Copy out the data below as written; omit any images.

★ ★ ★ ★ ★ ★ ★

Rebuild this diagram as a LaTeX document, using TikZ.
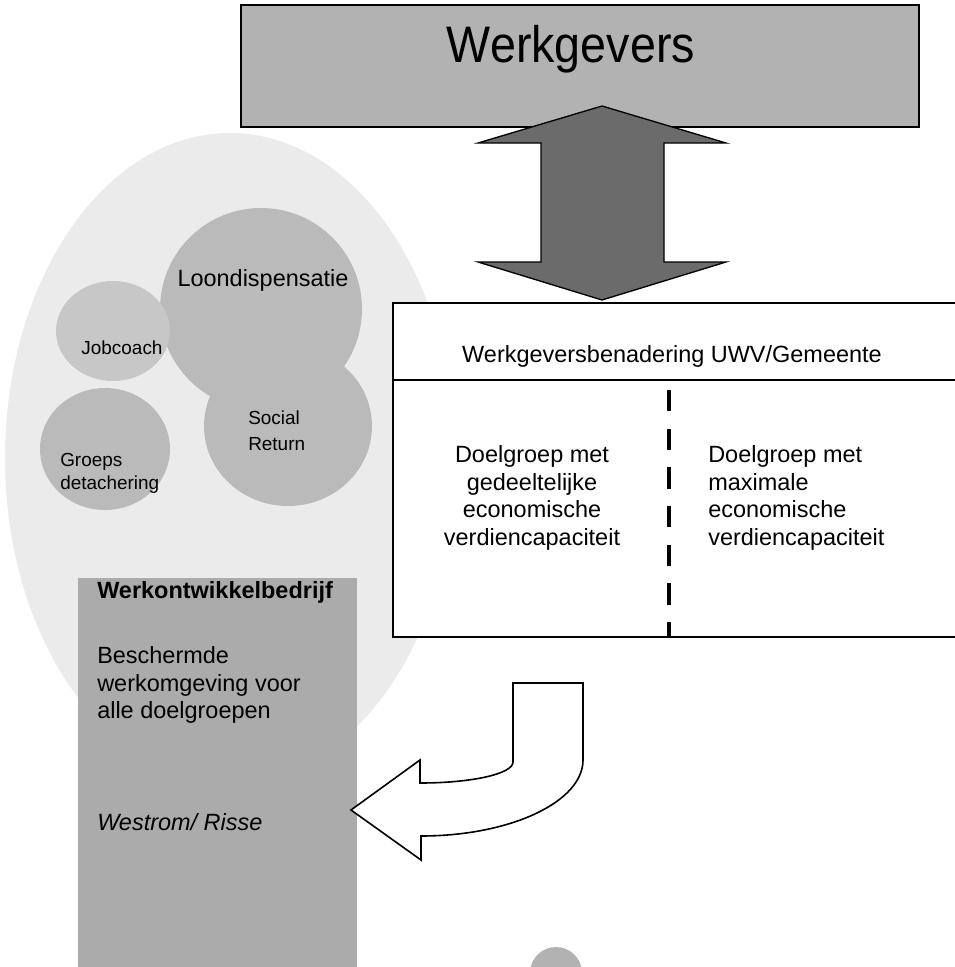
\documentclass[tikz,border=0pt]{standalone}
\usepackage{fontspec}
\setmainfont{Liberation Sans}
\usepackage{tikz}
\usetikzlibrary{positioning}

\begin{document}
\begin{tikzpicture}[x=0.75pt,y=0.75pt,yscale=-1,xscale=1,
  txt/.style={inner sep=0pt,font=\fontsize{17.6}{20.6}\selectfont},
  smalltxt/.style={inner sep=0pt,font=\fontsize{14.2}{19.5}\selectfont},
  blob/.style={fill=black!27,draw=none},
  edge/.style={line width=1.5pt}]
\useasboundingbox (0,0) rectangle (955,967);
\clip (0,0) rectangle (955,967);

%Shape: Ellipse [background]
\fill [black!8] (230,458) ellipse [x radius=225,y radius=325];

%Shape: Ellipse [Loondispensatie]
\path [blob] (261,309) circle [radius=101];
%Shape: Ellipse [Social Return]
\path [blob] (288,426) ellipse [x radius=84,y radius=80];
%Shape: Ellipse [Jobcoach]
\path [blob,fill=black!22] (113,331) ellipse [x radius=57,y radius=50];
%Shape: Ellipse [Groeps detachering]
\path [blob] (105,449) ellipse [x radius=65,y radius=61];

%Shape: Rectangle [Werkgevers]
\draw [fill=black!30,line width=1pt] (241,5) rectangle (919,127);

%Shape: Up Down Arrow
\draw [fill=black!58,line width=1pt] (602,106) -- (726,143) -- (664,143) -- (664,262) -- (726,262) -- (602,300) -- (478,262) -- (541,262) -- (541,143) -- (478,143) -- cycle ;

%Shape: Table
\fill [white] (393,303) rectangle (960,637);
\draw [edge] (960,303) -- (393,303) -- (393,637) -- (960,637) ;
\draw [edge] (393,380) -- (960,380) ;
%Straight Lines [divider]
\draw [line width=3.5pt,dash pattern=on 16pt off 13pt] (669,390) -- (669,637) ;

%Shape: Rectangle [Werkontwikkelbedrijf]
\fill [black!33] (78,578) rectangle (357,970);

%Shape: Bent Arrow
\draw [fill=white,line width=1.2pt] (513,683) -- (583,683) -- (583,760) .. controls (583,802) and (510,836) .. (421,836) -- (421,860) -- (351,810) -- (420,760) -- (420,783) .. controls (471,783) and (513,774) .. (513,762) -- cycle ;

%Shape: Circle [bottom]
\fill [black!30] (556,973) circle [radius=26];

% Text Node
\node (werkgevers) [inner sep=0pt,anchor=base,font=\fontsize{35}{40}\selectfont] at (571,62) {\scalebox{1}[1.1]{Werkgevers}};
% Text Node
\node (benadering) [txt] at (672,356) {Werkgeversbenadering UWV/Gemeente};
% Text Node
\node (gedeeltelijk) [txt,align=center] at (532,498) {Doelgroep met\\gedeeltelijke\\economische\\verdiencapaciteit};
% Text Node
\node (maximaal) [txt,align=left,anchor=west] at (708,498) {Doelgroep met\\maximale\\economische\\verdiencapaciteit};

% Text Node
\node (loon) [txt] at (263,280) {Loondispensatie};
% Text Node
\node (jobcoach) [smalltxt] at (122,348) {Jobcoach};
% Text Node
\node (social) [smalltxt,align=left,anchor=west] at (248,431) {Social\\Return};
% Text Node
\node (groeps) [smalltxt,align=left,anchor=west,font=\fontsize{14.2}{17.3}\selectfont] at (60,473) {Groeps\\detachering};

% Text Node
\node (wob) [txt,anchor=west,font=\fontsize{17.6}{20.6}\selectfont\bfseries] at (97,592) {Werkontwikkelbedrijf};
% Text Node
\node (beschermd) [txt,align=left,anchor=west] at (97,685) {Beschermde\\werkomgeving voor\\alle doelgroepen};
% Text Node
\node (westrom) [txt,anchor=west,font=\fontsize{17.6}{20.6}\selectfont\itshape] at (97,822) {Westrom/ Risse};

\end{tikzpicture}
\end{document}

★ ★ ★ ★ ★ ★ ★

__Result for this task__:
Rebuild this diagram as a LaTeX document, using TikZ.
\documentclass[tikz,border=0pt]{standalone}
\usepackage{fontspec}
\setmainfont{Liberation Sans}
\usepackage{tikz}
\usetikzlibrary{positioning}

\begin{document}
\begin{tikzpicture}[x=0.75pt,y=0.75pt,yscale=-1,xscale=1,
  txt/.style={inner sep=0pt,font=\fontsize{17.6}{20.6}\selectfont},
  smalltxt/.style={inner sep=0pt,font=\fontsize{14.2}{19.5}\selectfont},
  blob/.style={fill=black!27,draw=none},
  edge/.style={line width=1.5pt}]
\useasboundingbox (0,0) rectangle (955,967);
\clip (0,0) rectangle (955,967);

%Shape: Ellipse [background]
\fill [black!8] (230,458) ellipse [x radius=225,y radius=325];

%Shape: Ellipse [Loondispensatie]
\path [blob] (261,309) circle [radius=101];
%Shape: Ellipse [Social Return]
\path [blob] (288,426) ellipse [x radius=84,y radius=80];
%Shape: Ellipse [Jobcoach]
\path [blob,fill=black!22] (113,331) ellipse [x radius=57,y radius=50];
%Shape: Ellipse [Groeps detachering]
\path [blob] (105,449) ellipse [x radius=65,y radius=61];

%Shape: Rectangle [Werkgevers]
\draw [fill=black!30,line width=1pt] (241,5) rectangle (919,127);

%Shape: Up Down Arrow
\draw [fill=black!58,line width=1pt] (602,106) -- (726,143) -- (664,143) -- (664,262) -- (726,262) -- (602,300) -- (478,262) -- (541,262) -- (541,143) -- (478,143) -- cycle ;

%Shape: Table
\fill [white] (393,303) rectangle (960,637);
\draw [edge] (960,303) -- (393,303) -- (393,637) -- (960,637) ;
\draw [edge] (393,380) -- (960,380) ;
%Straight Lines [divider]
\draw [line width=3.5pt,dash pattern=on 16pt off 13pt] (669,390) -- (669,637) ;

%Shape: Rectangle [Werkontwikkelbedrijf]
\fill [black!33] (78,578) rectangle (357,970);

%Shape: Bent Arrow
\draw [fill=white,line width=1.2pt] (513,683) -- (583,683) -- (583,760) .. controls (583,802) and (510,836) .. (421,836) -- (421,860) -- (351,810) -- (420,760) -- (420,783) .. controls (471,783) and (513,774) .. (513,762) -- cycle ;

%Shape: Circle [bottom]
\fill [black!30] (556,973) circle [radius=26];

% Text Node
\node (werkgevers) [inner sep=0pt,anchor=base,font=\fontsize{35}{40}\selectfont] at (571,62) {\scalebox{1}[1.1]{Werkgevers}};
% Text Node
\node (benadering) [txt] at (672,356) {Werkgeversbenadering UWV/Gemeente};
% Text Node
\node (gedeeltelijk) [txt,align=center] at (532,498) {Doelgroep met\\gedeeltelijke\\economische\\verdiencapaciteit};
% Text Node
\node (maximaal) [txt,align=left,anchor=west] at (708,498) {Doelgroep met\\maximale\\economische\\verdiencapaciteit};

% Text Node
\node (loon) [txt] at (263,280) {Loondispensatie};
% Text Node
\node (jobcoach) [smalltxt] at (122,348) {Jobcoach};
% Text Node
\node (social) [smalltxt,align=left,anchor=west] at (248,431) {Social\\Return};
% Text Node
\node (groeps) [smalltxt,align=left,anchor=west,font=\fontsize{14.2}{17.3}\selectfont] at (60,473) {Groeps\\detachering};

% Text Node
\node (wob) [txt,anchor=west,font=\fontsize{17.6}{20.6}\selectfont\bfseries] at (97,592) {Werkontwikkelbedrijf};
% Text Node
\node (beschermd) [txt,align=left,anchor=west] at (97,685) {Beschermde\\werkomgeving voor\\alle doelgroepen};
% Text Node
\node (westrom) [txt,anchor=west,font=\fontsize{17.6}{20.6}\selectfont\itshape] at (97,822) {Westrom/ Risse};

\end{tikzpicture}
\end{document}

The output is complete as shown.